[begin Supplied material]
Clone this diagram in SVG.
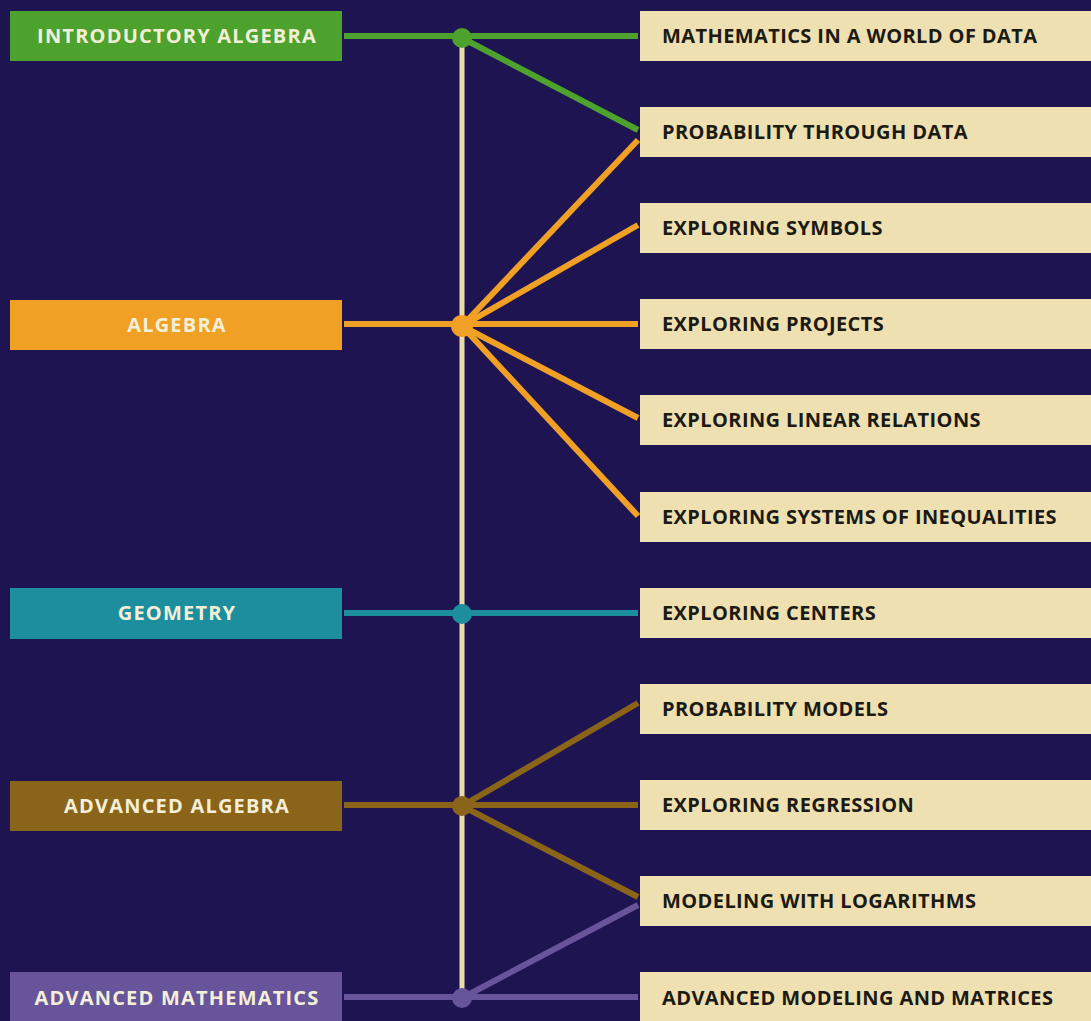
<svg xmlns="http://www.w3.org/2000/svg" width="1091" height="1021" viewBox="0 0 1091 1021">
<style>
.bg{fill:#1f1452}
.lt{font-family:"Open Sans","Noto Sans",sans-serif;font-weight:700;font-size:20px;letter-spacing:1.2px;fill:#f4efd8;text-anchor:middle}
.rt{font-family:"Open Sans","Noto Sans",sans-serif;font-weight:700;font-size:20px;letter-spacing:0.4px;fill:#1c1a14}
.rb{fill:#eee0b0}
.ln{fill:none;stroke-width:6;stroke-linecap:butt}
.g{stroke:#4ca22c}.o{stroke:#f0a024}.t{stroke:#1c8e9e}.b{stroke:#8a6418}.p{stroke:#67549a}
</style>
<rect class="bg" x="0" y="0" width="1091" height="1021"/>
<g id="connectors">
<line x1="462" y1="38" x2="462" y2="998" stroke="#eadcaa" stroke-width="5"/>
<g class="ln g"><line x1="344" y1="36" x2="638" y2="36"/><line x1="462" y1="38" x2="638" y2="130"/></g>
<circle cx="462" cy="38" r="10" fill="#4ca22c"/>
<g class="ln o"><line x1="344" y1="324" x2="638" y2="324"/><line x1="462" y1="326" x2="638" y2="140"/><line x1="462" y1="326" x2="638" y2="225"/><line x1="462" y1="326" x2="638" y2="418"/><line x1="462" y1="326" x2="638" y2="516"/></g>
<circle cx="462" cy="326" r="11" fill="#f0a024"/>
<g class="ln t"><line x1="344" y1="613" x2="638" y2="613"/></g>
<circle cx="462" cy="614" r="10" fill="#1c8e9e"/>
<g class="ln b"><line x1="344" y1="805" x2="638" y2="805"/><line x1="462" y1="806" x2="638" y2="703"/><line x1="462" y1="806" x2="638" y2="897"/></g>
<circle cx="462" cy="806" r="10" fill="#8a6418"/>
<g class="ln p"><line x1="344" y1="997" x2="638" y2="997"/><line x1="462" y1="998" x2="638" y2="905"/></g>
<circle cx="462" cy="998" r="10" fill="#67549a"/>
</g>
<g id="n-intro"><rect x="10" y="11" width="332" height="50" fill="#4ca22c"/><text class="lt" x="177" y="43">INTRODUCTORY ALGEBRA</text></g>
<g id="n-algebra"><rect x="10" y="300" width="332" height="50" fill="#f0a024"/><text class="lt" x="177" y="332">ALGEBRA</text></g>
<g id="n-geometry"><rect x="10" y="588" width="332" height="51" fill="#1c8e9e"/><text class="lt" x="177" y="620">GEOMETRY</text></g>
<g id="n-advalg"><rect x="10" y="781" width="332" height="50" fill="#8a6418"/><text class="lt" x="177" y="813">ADVANCED ALGEBRA</text></g>
<g id="n-advmath"><rect x="10" y="972" width="332" height="49" fill="#67549a"/><text class="lt" x="177" y="1005">ADVANCED MATHEMATICS</text></g>
<g id="r1"><rect class="rb" x="640" y="11" width="451" height="50"/><text class="rt" x="662" y="43">MATHEMATICS IN A WORLD OF DATA</text></g>
<g id="r2"><rect class="rb" x="640" y="107" width="451" height="50"/><text class="rt" x="662" y="139">PROBABILITY THROUGH DATA</text></g>
<g id="r3"><rect class="rb" x="640" y="203" width="451" height="50"/><text class="rt" x="662" y="235">EXPLORING SYMBOLS</text></g>
<g id="r4"><rect class="rb" x="640" y="299" width="451" height="50"/><text class="rt" x="662" y="331">EXPLORING PROJECTS</text></g>
<g id="r5"><rect class="rb" x="640" y="395" width="451" height="50"/><text class="rt" x="662" y="427">EXPLORING LINEAR RELATIONS</text></g>
<g id="r6"><rect class="rb" x="640" y="492" width="451" height="50"/><text class="rt" x="662" y="524">EXPLORING SYSTEMS OF INEQUALITIES</text></g>
<g id="r7"><rect class="rb" x="640" y="588" width="451" height="50"/><text class="rt" x="662" y="620">EXPLORING CENTERS</text></g>
<g id="r8"><rect class="rb" x="640" y="684" width="451" height="50"/><text class="rt" x="662" y="716">PROBABILITY MODELS</text></g>
<g id="r9"><rect class="rb" x="640" y="780" width="451" height="50"/><text class="rt" x="662" y="812">EXPLORING REGRESSION</text></g>
<g id="r10"><rect class="rb" x="640" y="876" width="451" height="50"/><text class="rt" x="662" y="908">MODELING WITH LOGARITHMS</text></g>
<g id="r11"><rect class="rb" x="640" y="972" width="451" height="49"/><text class="rt" x="662" y="1005">ADVANCED MODELING AND MATRICES</text></g>
</svg>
[end Supplied material]
- [Exercise requirements]
Without the pictures, write out all of the material exactly.

- [Exercise solution]
Clone this diagram in SVG.
<svg xmlns="http://www.w3.org/2000/svg" width="1091" height="1021" viewBox="0 0 1091 1021">
<style>
.bg{fill:#1f1452}
.lt{font-family:"Open Sans","Noto Sans",sans-serif;font-weight:700;font-size:20px;letter-spacing:1.2px;fill:#f4efd8;text-anchor:middle}
.rt{font-family:"Open Sans","Noto Sans",sans-serif;font-weight:700;font-size:20px;letter-spacing:0.4px;fill:#1c1a14}
.rb{fill:#eee0b0}
.ln{fill:none;stroke-width:6;stroke-linecap:butt}
.g{stroke:#4ca22c}.o{stroke:#f0a024}.t{stroke:#1c8e9e}.b{stroke:#8a6418}.p{stroke:#67549a}
</style>
<rect class="bg" x="0" y="0" width="1091" height="1021"/>
<g id="connectors">
<line x1="462" y1="38" x2="462" y2="998" stroke="#eadcaa" stroke-width="5"/>
<g class="ln g"><line x1="344" y1="36" x2="638" y2="36"/><line x1="462" y1="38" x2="638" y2="130"/></g>
<circle cx="462" cy="38" r="10" fill="#4ca22c"/>
<g class="ln o"><line x1="344" y1="324" x2="638" y2="324"/><line x1="462" y1="326" x2="638" y2="140"/><line x1="462" y1="326" x2="638" y2="225"/><line x1="462" y1="326" x2="638" y2="418"/><line x1="462" y1="326" x2="638" y2="516"/></g>
<circle cx="462" cy="326" r="11" fill="#f0a024"/>
<g class="ln t"><line x1="344" y1="613" x2="638" y2="613"/></g>
<circle cx="462" cy="614" r="10" fill="#1c8e9e"/>
<g class="ln b"><line x1="344" y1="805" x2="638" y2="805"/><line x1="462" y1="806" x2="638" y2="703"/><line x1="462" y1="806" x2="638" y2="897"/></g>
<circle cx="462" cy="806" r="10" fill="#8a6418"/>
<g class="ln p"><line x1="344" y1="997" x2="638" y2="997"/><line x1="462" y1="998" x2="638" y2="905"/></g>
<circle cx="462" cy="998" r="10" fill="#67549a"/>
</g>
<g id="n-intro"><rect x="10" y="11" width="332" height="50" fill="#4ca22c"/><text class="lt" x="177" y="43">INTRODUCTORY ALGEBRA</text></g>
<g id="n-algebra"><rect x="10" y="300" width="332" height="50" fill="#f0a024"/><text class="lt" x="177" y="332">ALGEBRA</text></g>
<g id="n-geometry"><rect x="10" y="588" width="332" height="51" fill="#1c8e9e"/><text class="lt" x="177" y="620">GEOMETRY</text></g>
<g id="n-advalg"><rect x="10" y="781" width="332" height="50" fill="#8a6418"/><text class="lt" x="177" y="813">ADVANCED ALGEBRA</text></g>
<g id="n-advmath"><rect x="10" y="972" width="332" height="49" fill="#67549a"/><text class="lt" x="177" y="1005">ADVANCED MATHEMATICS</text></g>
<g id="r1"><rect class="rb" x="640" y="11" width="451" height="50"/><text class="rt" x="662" y="43">MATHEMATICS IN A WORLD OF DATA</text></g>
<g id="r2"><rect class="rb" x="640" y="107" width="451" height="50"/><text class="rt" x="662" y="139">PROBABILITY THROUGH DATA</text></g>
<g id="r3"><rect class="rb" x="640" y="203" width="451" height="50"/><text class="rt" x="662" y="235">EXPLORING SYMBOLS</text></g>
<g id="r4"><rect class="rb" x="640" y="299" width="451" height="50"/><text class="rt" x="662" y="331">EXPLORING PROJECTS</text></g>
<g id="r5"><rect class="rb" x="640" y="395" width="451" height="50"/><text class="rt" x="662" y="427">EXPLORING LINEAR RELATIONS</text></g>
<g id="r6"><rect class="rb" x="640" y="492" width="451" height="50"/><text class="rt" x="662" y="524">EXPLORING SYSTEMS OF INEQUALITIES</text></g>
<g id="r7"><rect class="rb" x="640" y="588" width="451" height="50"/><text class="rt" x="662" y="620">EXPLORING CENTERS</text></g>
<g id="r8"><rect class="rb" x="640" y="684" width="451" height="50"/><text class="rt" x="662" y="716">PROBABILITY MODELS</text></g>
<g id="r9"><rect class="rb" x="640" y="780" width="451" height="50"/><text class="rt" x="662" y="812">EXPLORING REGRESSION</text></g>
<g id="r10"><rect class="rb" x="640" y="876" width="451" height="50"/><text class="rt" x="662" y="908">MODELING WITH LOGARITHMS</text></g>
<g id="r11"><rect class="rb" x="640" y="972" width="451" height="49"/><text class="rt" x="662" y="1005">ADVANCED MODELING AND MATRICES</text></g>
</svg>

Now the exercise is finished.